Certains perçoivent Sigyn comme une pauvre femme abusée, une victime ou un parangon d’abnégation. Je ne pense pas qu’elle soit aucune de ces choses. Elle a fait son propre choix et il ne nous appartient pas d’en discuter ou de venir la voir avec commisération pour la plaindre. Elle ne se plaint pas et le faire à sa place me semble déplacé. Exactement comme ne voir qu’en Narvi et Vali deux pauvres petites victimes. Certes, ils sont les victimes innocentes, un dommage collatéral, mais je suis mal à l’aise quand je lis qu’il faudrait pleurer pour eux trois, qu’il faut éprouver de la compassion pour la famille détruite de Loki. C’est en quelque sorte se mettre dans une position qu’il ne nous appartient pas d’occuper. Une forme d’orgueil, comme si avions le droit de décider ce qu’il sont ou que nous avions le pouvoir d’interférer avec leurs trajectoires. Ils apparaissent fragiles, mais je ne sais pas s’ils le sont ou si ce sont uniquement le fruit de nos projections qui nous les font paraître fragile. Certes il n’est pas question non plus d’occulter leurs destins, mais quelque soit l’optique dans laquelle on les considère, il faut garder à l’esprit que comme toutes les déités, nous ne pouvons jamais réellement les comprendre et les considérer dans leur intégrité. Nous ne percevons que des fragments et nos perceptions sont faussées.

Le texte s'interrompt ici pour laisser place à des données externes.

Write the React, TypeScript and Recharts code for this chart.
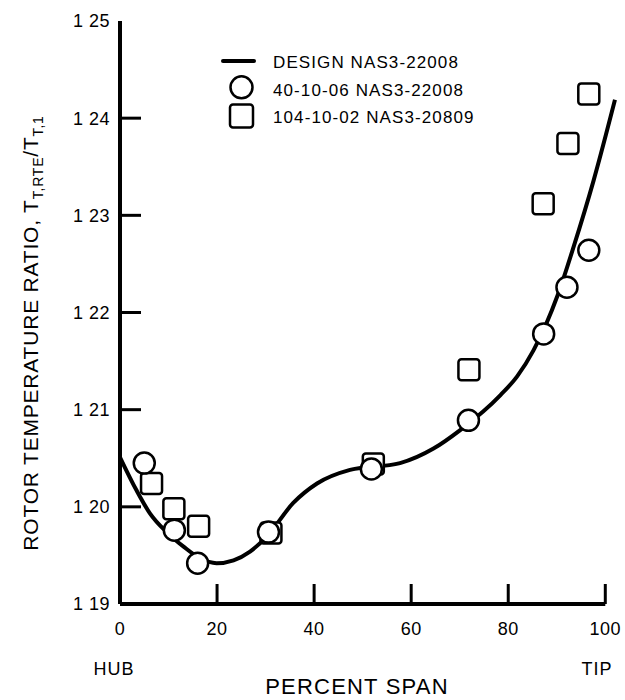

C’est en cela que je les trouve difficile à approcher : existe-t-il seulement une manière correcte de le faire ? Le fait qu’ils ne semblent pas « venir » spontanément dans la vie des gens de manière courante pourrait indiquer qu’ils ne désire qu’une chose : qu’on leur foute la paix sans en rajouter en plus avec nos gros sabots et nos maladresses.

Je ne sais pas quoi leurs dire, je ne sais pas quoi faire. Alors je ferme ma gueule. Je me contente d’être la plus factuelle possible quand je fais certaines dévotions, je laisse une offrande et je les laisse décider. Par rapport à toutes les déités nordiques avec qui j’ai eu l’occasion de travailler, je trouve que ce sont eux qui font le plus réfléchir sur la question de notre ego, de la place que nous avons le droit de prendre, sur la question de la pudeur et du respect.